Portrait double de Toulouse-Lautrec : le peintre et son modèle
___Personnage atypique et intrigant, Toulouse-Lautrec incarne un sujet d’étude idéal pour inaugurer la nouvelle collection des éditions Glénat consacrée aux Grands Peintres de l’Histoire. Pourtant, ne vous fiez surtout pas au titre évocateur de ce premier opus, trompeur à bien des égards, car « Toulouse-Lautrec » n’a rien d’une bande dessinée biographique retraçant la vie du célèbre peintre. Si l’artiste est bien le point de mire des premières pages, il s’efface rapidement pour laisser la place à une véritable intrigue secondaire sous les traits d’une sordide affaire de disparitions et avec pour toile de fond le milieu sulfureux de la nuit montmartroise. Cette pseudo intrigue aux circonvolutions policières prend donc rapidement le pas sur toute intention biographique. La frêle silhouette de Toulouse-Lautrec se fond en effet rapidement dans cette enquête relativement peu palpitante qui n’a d’autre intérêt que de servir de prétexte à introduire le lecteur dans les coulisses des nuits parisiennes et de donner lieu à quelques saynètes savoureuses servies par des personnages hauts en couleurs. Une impression renforcée par le dénouement expéditif qui laisse le lecteur hagard et d’autant plus sceptique quant à l’intérêt de toute cette mise en scène. A ce titre, on peut ainsi reprocher aux auteurs ce parti-pris scénaristique flirtant parfois avec le hors sujet. Si le dossier final tente bien de compenser la légèreté du volet biographique du récit, on pourra regretter que la BD ne se suffise pas à elle-même pour nous éclairer davantage sur le parcours et la personnalité de Toulouse-Lautrec.

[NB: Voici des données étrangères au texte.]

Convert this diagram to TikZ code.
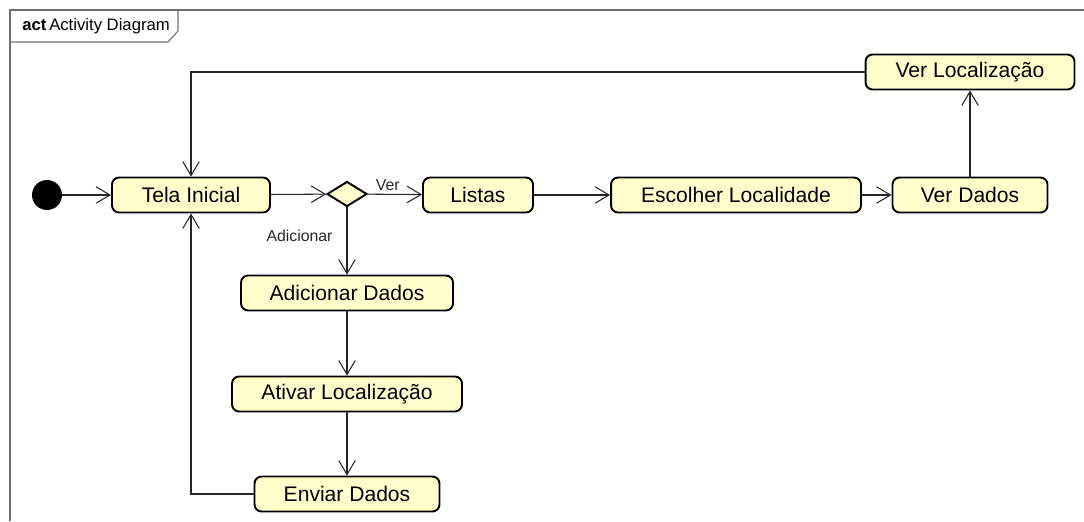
\documentclass[tikz,border=0pt]{standalone}
\usepackage{fontspec}
\setmainfont{Liberation Sans}
\usepackage{xcolor}
\usepackage{tikz}
\usetikzlibrary{shapes,arrows,positioning,calc,arrows.meta}

\definecolor{actfill}{RGB}{255,255,204}
\definecolor{framegray}{RGB}{110,110,110}

\tikzset{
    action/.style={draw, line width=1.1pt, rounded corners=4pt, fill=actfill,
        minimum height=0.7cm, inner sep=2pt, font=\fontsize{12}{14}\selectfont},
    flow/.style={line width=0.6pt, black!85, -{Straight Barb[length=2.8mm,width=3.3mm]}},
    guard/.style={font=\fontsize{9}{11}\selectfont, inner sep=2pt}
}

\begin{document}
\begin{tikzpicture}[x=0.02cm, y=-0.02cm]
    \useasboundingbox (0,0) rectangle (1084,521);
    % frame
    \draw[framegray, line width=0.6pt] (10,521) -- (10,10) -- (1084,10);
    \draw[framegray, line width=0.6pt] (10,42) -- (168,42) -- (178,31) -- (178,10);
    \node[anchor=west, inner sep=0pt, font=\fontsize{9.5}{11}\selectfont] (title) at (22,26) {\textbf{act}\,Activity Diagram};

    % nodes
    \node[circle, fill=black, minimum size=0.6cm, inner sep=0pt] (init) at (47,195) {};
    \node[action, minimum width=3.16cm] (tela) at (191,195) {Tela Inicial};
    \node[diamond, draw, line width=1.1pt, fill=actfill, minimum width=0.8cm, minimum height=0.5cm, inner sep=0pt, aspect=1.6] (dec) at (347,194) {};
    \node[action, minimum width=2.2cm] (listas) at (478,195) {Listas};
    \node[action, minimum width=5cm] (escolher) at (736,195) {Escolher Localidade};
    \node[action, minimum width=3.1cm] (verdados) at (970,195) {Ver Dados};
    \node[action, minimum width=4.18cm] (verloc) at (970,72) {Ver Localização};
    \node[action, minimum width=4.24cm] (adic) at (347,293) {Adicionar Dados};
    \node[action, minimum width=4.6cm] (ativar) at (347,394) {Ativar Localização};
    \node[action, minimum width=3.7cm] (enviar) at (347,494) {Enviar Dados};

    % flows
    \draw[flow] (init) -- (tela);
    \draw[flow] (tela) -- (dec);
    \draw[flow] (dec) -- node[guard, above, xshift=-4pt] {Ver} (listas);
    \draw[flow] (dec) -- node[guard, left, xshift=-6pt, yshift=3pt] {Adicionar} (adic);
    \draw[flow] (listas) -- (escolher);
    \draw[flow] (escolher) -- (verdados);
    \draw[flow] (verdados) -- (verloc);
    \draw[flow] (verloc.west) -| (tela.north);
    \draw[flow] (adic) -- (ativar);
    \draw[flow] (ativar) -- (enviar);
    \draw[flow] (enviar.west) -| (tela.south);
\end{tikzpicture}
\end{document}
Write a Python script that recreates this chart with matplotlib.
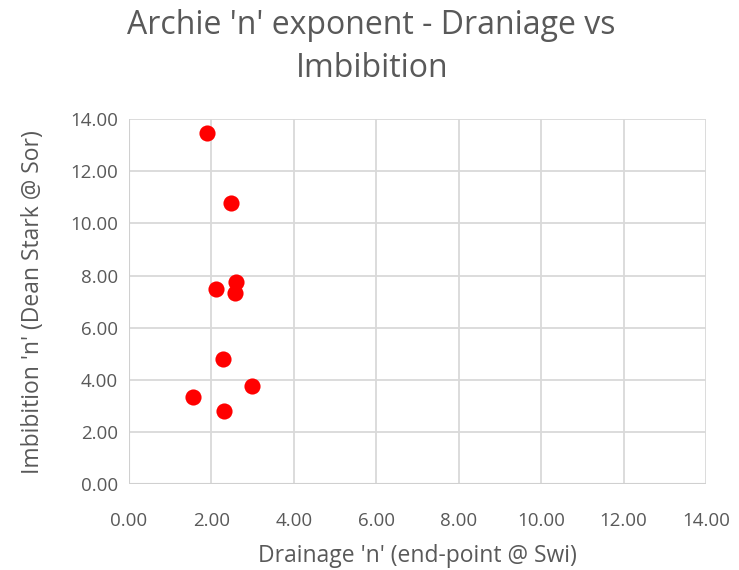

Oscar Wilde par Toulouse Lautrec
Un sentiment de gâchis d’autant plus prégnant que si on se détache de toute considération biographique, il y a finalement peu à jeter dans cette BD inégale mais par moment fulgurante. A l’instar de ces spectaculaires planches pleine-page (autant d’astucieuses et virtuoses mises en abymes qui nous laissent subjugués d’admiration), de ces mécanismes lexicaux à tiroirs, ou encore de ces répliques pleines d’esprits, truffées de références et de bons jeux de mots. Mâtiné d’humour et fourmillant de références aussi éclectiques qu’inattendues, le rythme soutenu du récit est à l’image de l’oeuvre joyeuse et spirituelle de son sujet. On se perd avec délice dans ces décors fourmillant de détails restituant à la perfection l’ambiance si particulière d’une époque étourdissante, culturellement foisonnante et profondément fascinée par l’exotisme (notamment par l’Orient) ! Le trait dynamique et expressif de Dumont ainsi que le jeu des coloris rappellent habilement le style incisif et typé de l’artiste et nous fait plonger avec délice dans le tourbillon des nuits parisiennes. Puisant ainsi dans de nombreux registres, il peine à se dégager une couleur dominante dans ce grand fourre-tout où se croisent pêle-mêle de nombreux personnages, tous truculents, allant de la grande goulue (de son vrai nom Louise Weber) à Oscar Wilde, qui fait alors l’objet d’un procès pour homosexualité en Angleterre.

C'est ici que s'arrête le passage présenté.